The Fortune at the Bottom of the Pyramid
The Market at the Bottom of the Pyramid
Quote:
“Most thinking people know where they have to go, but letting go of their beliefs and abandoning their “zones of comfort” and familiarity are not easy.”
Learning Expectation:
The poor cannot participate in the benefits of globalization without an active engagement and without access to products and services that represent global quality standards. They need to be exposed to the range and variety of opportunities that inclusive globalization can provide. The poor represent a “latent market” for goods and services. Active engagement of private enterprises at the BOP is a critical element in creating inclusive capitalism, as private-sector competition for this market will foster attention to the poor as consumers. It will create choices for them. They do not have to depend only on what is available in their villages.
Review:
These characteristics of a market economy, new to the BOP, can facilitate dramatic change at the BOP. Free and transparent private-sector competition, unlike local village and shanty-town monopolies controlled by local slum lords, can transform the “poor” into consumers (as we illustrate with examples).
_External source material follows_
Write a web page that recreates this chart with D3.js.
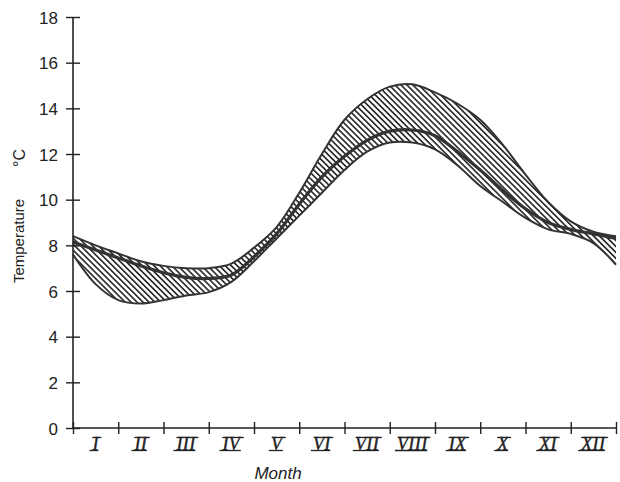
<!DOCTYPE html>
<meta charset="utf-8">
<style>
    body { margin: 0; background: #fff; }
    svg text { fill: #222; }
    .tick text { font-family: "Liberation Sans", sans-serif; font-size: 17px; fill: #222; }
    .roman { font-family: "Liberation Serif", serif; font-style: italic; font-size: 18px; stroke: #222; stroke-width: 0.4; }
</style>
<body>
<div id="chart"></div>
<script src="https://cdn.jsdelivr.net/npm/d3@7"></script>
<script>
    var width = 620,
        height = 482

    // months, at half month steps (0 = start of January, 12 = end of December)
    var monthPos = [0, 0.5, 1, 1.5, 2, 2.5, 3, 3.5, 4, 4.5, 5, 5.5, 6, 6.5, 7, 7.5, 8, 8.5, 9, 9.5, 10, 10.5, 11, 11.5, 12]
    var upperTemp = [8.4, 8.0, 7.65, 7.3, 7.1, 7.0, 7.0, 7.2, 7.9, 8.8, 10.3, 12.0, 13.5, 14.4, 14.95, 15.05, 14.7, 14.2, 13.5, 12.4, 11.1, 9.9, 9.05, 8.6, 8.4]
    var meanTemp = [8.15, 7.8, 7.45, 7.1, 6.8, 6.6, 6.55, 6.7, 7.5, 8.5, 9.8, 11.0, 11.9, 12.6, 13.0, 13.05, 12.8, 12.1, 11.3, 10.4, 9.6, 9.0, 8.7, 8.5, 8.3]
    var lowerTemp = [7.6, 6.3, 5.6, 5.45, 5.6, 5.8, 5.95, 6.4, 7.3, 8.3, 9.3, 10.3, 11.3, 12.1, 12.5, 12.5, 12.2, 11.5, 10.6, 9.9, 9.2, 8.7, 8.5, 8.1, 7.15]

    var monthLabels = ["I", "II", "III", "IV", "V", "VI", "VII", "VIII", "IX", "X", "XI", "XII"]
    var yTicks = [0, 2, 4, 6, 8, 10, 12, 14, 16, 18]

    var svg = d3.select('#chart').append("svg")
        .attr("width", width)
        .attr("height", height);

    var x = d3.scaleLinear().domain([0, 12]).range([73, 616])
    var y = d3.scaleLinear().domain([0, 18]).range([428, 17])

    var defs = svg.append("defs")
    var pat = defs.append("pattern")
        .attr("id", "hatch")
        .attr("patternUnits", "userSpaceOnUse")
        .attr("width", 4.2)
        .attr("height", 4.2)
        .attr("patternTransform", "rotate(-45)")
    pat.append("rect").attr("width", 4.2).attr("height", 4.2).attr("fill", "#fff")
    pat.append("line")
        .attr("x1", 0).attr("y1", 0).attr("x2", 0).attr("y2", 4.2)
        .attr("stroke", "#2e2e2e")
        .attr("stroke-width", 3.4)

    var rows = monthPos.map(function (m, i) {
        return { m: m, hi: upperTemp[i], mid: meanTemp[i], lo: lowerTemp[i] }
    })

    var area = d3.area()
        .x(function (d) { return x(d.m) })
        .y0(function (d) { return y(d.lo) })
        .y1(function (d) { return y(d.hi) })
        .curve(d3.curveCatmullRom)

    var line = function (key) {
        return d3.line()
            .x(function (d) { return x(d.m) })
            .y(function (d) { return y(d[key]) })
            .curve(d3.curveCatmullRom)
    }

    svg.append("path")
        .datum(rows)
        .attr("d", area)
        .attr("fill", "url(#hatch)")

    svg.append("path").datum(rows).attr("d", line("hi"))
        .attr("fill", "none").attr("stroke", "#333").attr("stroke-width", 2)
    svg.append("path").datum(rows).attr("d", line("lo"))
        .attr("fill", "none").attr("stroke", "#333").attr("stroke-width", 2)
    svg.append("path").datum(rows).attr("d", line("mid"))
        .attr("fill", "none").attr("stroke", "#333").attr("stroke-width", 3.2)

    // y axis, ticks crossing the line
    var yAxis = svg.append("g")
        .attr("transform", "translate(73,0)")
        .call(d3.axisLeft(y).tickValues(yTicks).tickSize(7).tickPadding(8))
    yAxis.select(".domain").attr("d", "M0," + y(18) + "V" + y(0)).attr("stroke", "#222").attr("stroke-width", 1.6)
    yAxis.selectAll(".tick line").attr("x1", -7).attr("x2", 7).attr("stroke", "#222").attr("stroke-width", 1.4)
    yAxis.selectAll(".tick text").attr("dy", "0.36em")

    // x axis with month boundaries
    var xAxis = svg.append("g")
        .attr("transform", "translate(0,428)")
        .call(d3.axisBottom(x).tickValues(d3.range(0, 13)).tickSize(6).tickFormat(""))
    xAxis.select(".domain").attr("d", "M" + x(0) + ",0H" + x(12)).attr("stroke", "#222").attr("stroke-width", 1.6)
    xAxis.selectAll(".tick line").attr("y1", -6).attr("y2", 6).attr("stroke", "#222").attr("stroke-width", 1.4)

    var roman = svg.selectAll(".romanG")
        .data(monthLabels)
        .enter().append("g")
        .attr("class", "romanG")

    roman.append("text")
        .attr("class", "roman")
        .attr("x", function (d, i) { return x(i + 0.5) })
        .attr("y", 450)
        .attr("text-anchor", "middle")
        .attr("letter-spacing", "0.5px")
        .text(function (d) { return d })

    // bars over and under the numerals
    roman.each(function () {
        var g = d3.select(this)
        var b = g.select("text").node().getBBox()
        g.append("line")
            .attr("x1", b.x + 1).attr("x2", b.x + b.width + 2)
            .attr("y1", 437.5).attr("y2", 437.5)
            .attr("stroke", "#222").attr("stroke-width", 1.3)
        g.append("line")
            .attr("x1", b.x - 2).attr("x2", b.x + b.width - 1)
            .attr("y1", 450.5).attr("y2", 450.5)
            .attr("stroke", "#222").attr("stroke-width", 1.3)
    })

    svg.append("text")
        .attr("x", 278)
        .attr("y", 479)
        .attr("text-anchor", "middle")
        .style("font-family", "Liberation Sans, sans-serif")
        .style("font-style", "italic")
        .style("font-size", "17px")
        .text("Month")

    svg.append("text")
        .attr("transform", "translate(24,241) rotate(-90)")
        .attr("text-anchor", "middle")
        .style("font-family", "Liberation Sans, sans-serif")
        .style("font-size", "15px")
        .text("Temperature")

    svg.append("text")
        .attr("transform", "translate(25,158) rotate(-90)")
        .attr("text-anchor", "middle")
        .style("font-family", "Liberation Sans, sans-serif")
        .style("font-size", "16px")
        .text("°C")
</script>
</body>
Poverty alleviation will become a business development task shared among the large private sector firms and local BOP entrepreneurs.
Lessons Learned:
In this chapter BOP markets must become an integral part of the work of the private sector. They must become part of the firms’ core businesses; they cannot merely be relegated to the realm of corporate social responsibility (CSR) initiatives. Successfully creating BOP markets involves change in the functioning of MNCs as much as it changes the functioning of developing countries. BOP markets must become integral to the success of the firm in order to command senior management attention and sustained resource allocation.
Integrative Questions
1. What are the policies of government?
2. What is BOP?
3. What is right and moral?
4. Is there are as many rural rich as there are urban poor?
5. Is difficult to give up for individuals, political parties, and sections of the bureaucracy?